Digital nets with infinite digit expansions and construction of folded digital nets for quasi-Monte Carlo integration

TL;DR

This paper introduces folded digital nets with infinite digit expansions for quasi-Monte Carlo integration, analyzing their error and constructing optimal rules using higher order polynomial lattice point sets.

Contribution

It extends digital net theory to infinite digit expansions and develops a construction method for folded higher order polynomial lattice rules with optimal convergence.

Findings

Folded digital nets improve quasi-Monte Carlo integration accuracy.

Component-by-component construction finds optimal folded higher order polynomial lattice rules.

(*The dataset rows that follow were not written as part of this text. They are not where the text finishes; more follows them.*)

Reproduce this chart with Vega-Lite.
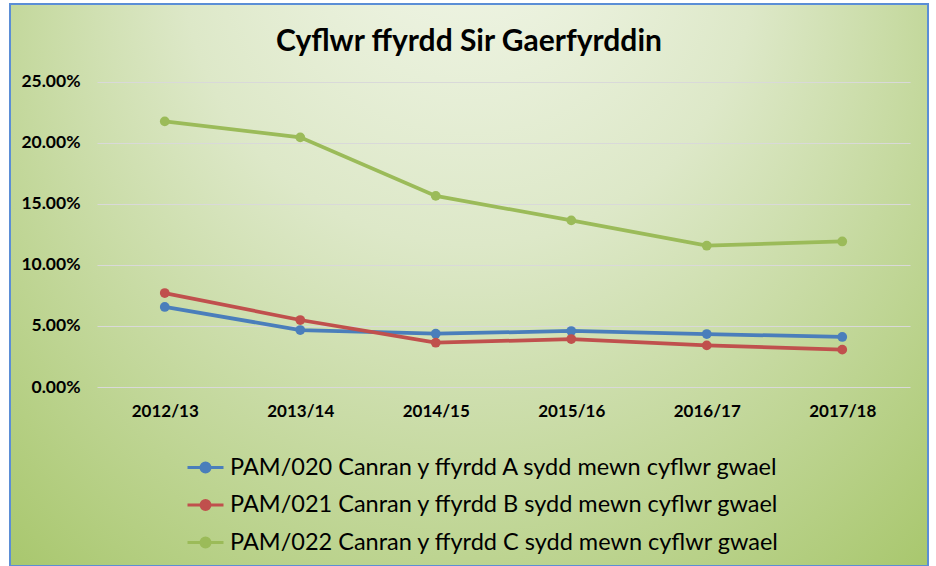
{
  "$schema": "https://vega.github.io/schema/vega-lite/v6.json",
  "autosize": "none",
  "padding": {"left": 10, "top": 4, "right": 8, "bottom": 0},
  "width": 918,
  "height": 562,
  "background": "#ffffff",
  "view": {
    "stroke": "#5b8ed6",
    "strokeWidth": 2,
    "fill": {
      "gradient": "radial",
      "x1": 0.5, "y1": 0, "r1": 0,
      "x2": 0.5, "y2": 0.36, "r2": 0.78,
      "stops": [
        {"offset": 0, "color": "#f7faf1"},
        {"offset": 0.4, "color": "#dde8c8"},
        {"offset": 1, "color": "#9dc05a"}
      ]
    }
  },
  "title": {
    "text": "Cyflwr ffyrdd Sir Gaerfyrddin",
    "font": "Lato",
    "fontSize": 30,
    "fontWeight": "bold",
    "color": "#000000",
    "anchor": "middle",
    "baseline": "alphabetic",
    "offset": -77
  },
  "data": {
    "values": [
      {"year": "2012/13", "series": "PAM/020 Canran y ffyrdd A sydd mewn cyflwr gwael", "value": 0.0656},
      {"year": "2013/14", "series": "PAM/020 Canran y ffyrdd A sydd mewn cyflwr gwael", "value": 0.0467},
      {"year": "2014/15", "series": "PAM/020 Canran y ffyrdd A sydd mewn cyflwr gwael", "value": 0.0437},
      {"year": "2015/16", "series": "PAM/020 Canran y ffyrdd A sydd mewn cyflwr gwael", "value": 0.0459},
      {"year": "2016/17", "series": "PAM/020 Canran y ffyrdd A sydd mewn cyflwr gwael", "value": 0.0434},
      {"year": "2017/18", "series": "PAM/020 Canran y ffyrdd A sydd mewn cyflwr gwael", "value": 0.0410},
      {"year": "2012/13", "series": "PAM/021 Canran y ffyrdd B sydd mewn cyflwr gwael", "value": 0.0770},
      {"year": "2013/14", "series": "PAM/021 Canran y ffyrdd B sydd mewn cyflwr gwael", "value": 0.0549},
      {"year": "2014/15", "series": "PAM/021 Canran y ffyrdd B sydd mewn cyflwr gwael", "value": 0.0363},
      {"year": "2015/16", "series": "PAM/021 Canran y ffyrdd B sydd mewn cyflwr gwael", "value": 0.0393},
      {"year": "2016/17", "series": "PAM/021 Canran y ffyrdd B sydd mewn cyflwr gwael", "value": 0.0341},
      {"year": "2017/18", "series": "PAM/021 Canran y ffyrdd B sydd mewn cyflwr gwael", "value": 0.0306},
      {"year": "2012/13", "series": "PAM/022 Canran y ffyrdd C sydd mewn cyflwr gwael", "value": 0.2177},
      {"year": "2013/14", "series": "PAM/022 Canran y ffyrdd C sydd mewn cyflwr gwael", "value": 0.2046},
      {"year": "2014/15", "series": "PAM/022 Canran y ffyrdd C sydd mewn cyflwr gwael", "value": 0.1566},
      {"year": "2015/16", "series": "PAM/022 Canran y ffyrdd C sydd mewn cyflwr gwael", "value": 0.1366},
      {"year": "2016/17", "series": "PAM/022 Canran y ffyrdd C sydd mewn cyflwr gwael", "value": 0.1158},
      {"year": "2017/18", "series": "PAM/022 Canran y ffyrdd C sydd mewn cyflwr gwael", "value": 0.1193}
    ]
  },
  "mark": {"type": "line", "strokeWidth": 3.75, "point": {"filled": true, "size": 95}},
  "encoding": {
    "x": {
      "field": "year",
      "type": "ordinal",
      "scale": {"type": "point", "range": [87, 900], "padding": 0.5},
      "axis": {
        "title": null,
        "orient": "bottom",
        "offset": -179,
        "domain": false,
        "ticks": false,
        "grid": false,
        "labelAngle": 0,
        "labelFont": "Lato",
        "labelFontSize": 17,
        "labelFontWeight": "bold",
        "labelColor": "#000000",
        "labelPadding": 16
      }
    },
    "y": {
      "field": "value",
      "type": "quantitative",
      "scale": {"domain": [-0.1467, 0.3139], "nice": false, "zero": false},
      "axis": {
        "title": null,
        "orient": "left",
        "offset": -87,
        "values": [0, 0.05, 0.1, 0.15, 0.2, 0.25],
        "format": ".2%",
        "domain": false,
        "ticks": false,
        "grid": true,
        "gridColor": "#d9d9d9",
        "gridWidth": 1,
        "labelFont": "Lato",
        "labelFontSize": 17.5,
        "labelFontWeight": "bold",
        "labelColor": "#000000",
        "labelPadding": 17
      }
    },
    "color": {
      "field": "series",
      "type": "nominal",
      "scale": {"range": ["#4a7ebb", "#c0504d", "#9bbb59"]},
      "legend": {
        "title": null,
        "orient": "none",
        "legendX": 176,
        "legendY": 444,
        "padding": 0,
        "symbolType": "M-1,0L1,0M-0.25,0A0.25,0.25 0 1,1 0.25,0A0.25,0.25 0 1,1 -0.25,0Z",
        "symbolSize": 1296,
        "symbolStrokeWidth": 3,
        "labelFont": "Lato",
        "labelFontSize": 23.5,
        "labelColor": "#000000",
        "labelOffset": 5,
        "labelLimit": 800,
        "rowPadding": 6.5,
        "encode": {
          "symbols": {
            "update": {
              "fill": {"scale": "color", "field": "value"},
              "stroke": {"scale": "color", "field": "value"}
            }
          }
        }
      }
    }
  }
}
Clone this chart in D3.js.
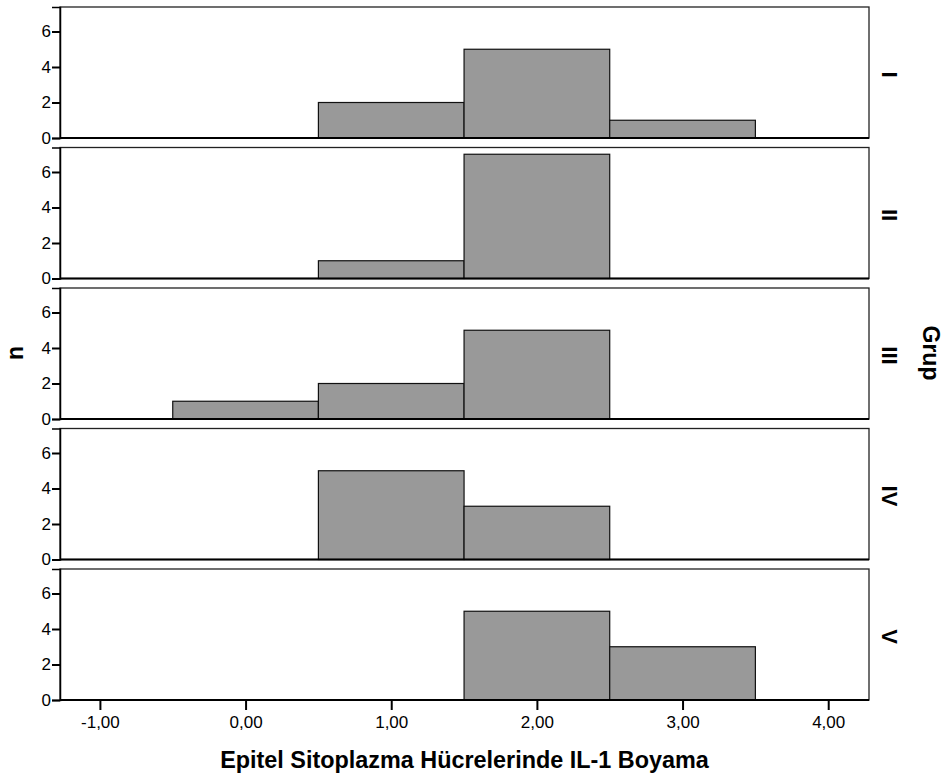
<!DOCTYPE html>
<html>
<head>
<meta charset="utf-8">
<script src="https://cdn.jsdelivr.net/npm/d3@7"></script>
<style>
    body { margin: 0; background: #fff; }
    svg { display: block; font-family: "Liberation Sans", Arial, sans-serif; }
    .tick text { font-size: 17px; font-family: "Liberation Sans", Arial, sans-serif; fill: #000; }
</style>
</head>
<body>
<div id="chart"></div>
<script>
// groups (panel labels, top to bottom)
let groups = ["I", "II", "III", "IV", "V"];

// bin edges of the histogram (width 1, centred on integers)
let binStarts = [-0.5, 0.5, 1.5, 2.5];

// counts per bin for each group
let countsI = [0, 2, 5, 1];
let countsII = [0, 1, 7, 0];
let countsIII = [1, 2, 5, 0];
let countsIV = [0, 5, 3, 0];
let countsV = [0, 0, 5, 3];

let allCounts = [countsI, countsII, countsIII, countsIV, countsV];

let xTicks = [-1, 0, 1, 2, 3, 4];
let yTicks = [0, 2, 4, 6];

let xTitle = "Epitel Sitoplazma Hücrelerinde IL-1 Boyama";
let yTitle = "n";
let groupTitle = "Grup";

//layout
let width = 948;
let height = 778;
let left = 60;
let right = 869;
let top0 = 7;
let panelH = 131;
let panelStep = 140.5;

let svg = d3.select("#chart")
    .append("svg")
    .attr("width", width)
    .attr("height", height);

let x = d3.scaleLinear()
    .domain([-1.274, 4.28])
    .range([left, right]);

let y = d3.scaleLinear()
    .domain([0, 7.38])
    .range([panelH, 0]);

groups.forEach(function(g, i) {
    let py = top0 + i * panelStep;
    let panel = svg.append("g")
        .attr("transform", `translate(0,${py})`);

    // frame
    panel.append("rect")
        .attr("x", left)
        .attr("y", 0)
        .attr("width", right - left)
        .attr("height", panelH)
        .attr("fill", "#fff")
        .attr("stroke", "#222")
        .attr("stroke-width", 1.3);

    // bars
    let bins = binStarts.map(function(b, j) { return { x0: b, x1: b + 1, n: allCounts[i][j] }; })
        .filter(function(d) { return d.n > 0; });

    panel.selectAll("rect.bar")
        .data(bins)
        .enter()
        .append("rect")
        .attr("class", "bar")
        .attr("x", function(d) { return x(d.x0); })
        .attr("y", function(d) { return y(d.n); })
        .attr("width", function(d) { return x(d.x1) - x(d.x0); })
        .attr("height", function(d) { return y(0) - y(d.n); })
        .attr("fill", "#999999")
        .attr("stroke", "#111")
        .attr("stroke-width", 1.2);

    // bottom axis line
    panel.append("line")
        .attr("x1", left)
        .attr("x2", right)
        .attr("y1", panelH)
        .attr("y2", panelH)
        .attr("stroke", "#000")
        .attr("stroke-width", 2);

    // y axis
    let yAxis = panel.append("g")
        .attr("transform", `translate(${left},0)`)
        .call(d3.axisLeft(y).tickValues(yTicks).tickSize(8).tickPadding(1).tickFormat(d3.format("d")));
    yAxis.select(".domain").attr("stroke", "#000").attr("stroke-width", 1.5);
    yAxis.selectAll(".tick line").attr("stroke", "#000").attr("stroke-width", 2);

    // group label
    panel.append("text")
        .attr("transform", `translate(882,${panelH / 2 + 2}) rotate(90)`)
        .attr("text-anchor", "middle")
        .attr("font-size", 22)
        .attr("font-weight", "bold")
        .text(g);

    //x axis on last panel
    if (i === groups.length - 1) {
        let xAxis = panel.append("g")
            .attr("transform", `translate(0,${panelH})`)
            .call(d3.axisBottom(x).tickValues(xTicks).tickSize(10).tickPadding(6)
                .tickFormat(function(d) { return d3.format(".2f")(d).replace(".", ",").replace("−", "-"); }));
        xAxis.select(".domain").remove();
        xAxis.selectAll(".tick line").attr("stroke", "#000").attr("stroke-width", 2);
    }
});

// axis titles
svg.append("text")
    .attr("x", (left + right) / 2)
    .attr("y", 768)
    .attr("text-anchor", "middle")
    .attr("font-size", 23.4)
    .attr("font-weight", "bold")
    .text(xTitle);

svg.append("text")
    .attr("transform", `translate(23,353) rotate(-90)`)
    .attr("text-anchor", "middle")
    .attr("font-size", 23)
    .attr("font-weight", "bold")
    .text(yTitle);

svg.append("text")
    .attr("transform", `translate(923,353) rotate(90)`)
    .attr("text-anchor", "middle")
    .attr("font-size", 23)
    .attr("font-weight", "bold")
    .text(groupTitle);
</script>
</body>
</html>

Achieves the best possible convergence rates in certain Sobolev spaces.

Abstract

In this paper we study quasi-Monte Carlo integration of smooth functions using digital nets. We fold digital nets over $\mathbb{Z}_{b}$ by means of the $b$-adic tent transformation, which has recently been introduced by the authors, and employ such \emph{folded digital nets} as quadrature points. We first analyze the worst-case error of quasi-Monte Carlo rules using folded digital nets in reproducing kernel Hilbert spaces. Here we need to permit digital nets with "infinite digit expansions," which are beyond the scope of the classical definition of digital nets. We overcome this issue by considering the infinite product of cyclic groups and the characters on it. We then give an explicit means of constructing good folded digital nets as follows: we use higher order polynomial lattice point sets for digital nets and show that the component-by-component construction can find good \emph{folded higher order polynomial lattice rules} that achieve the optimal convergence rate of the worst-case error in certain Sobolev spaces of smoothness of arbitrarily high order.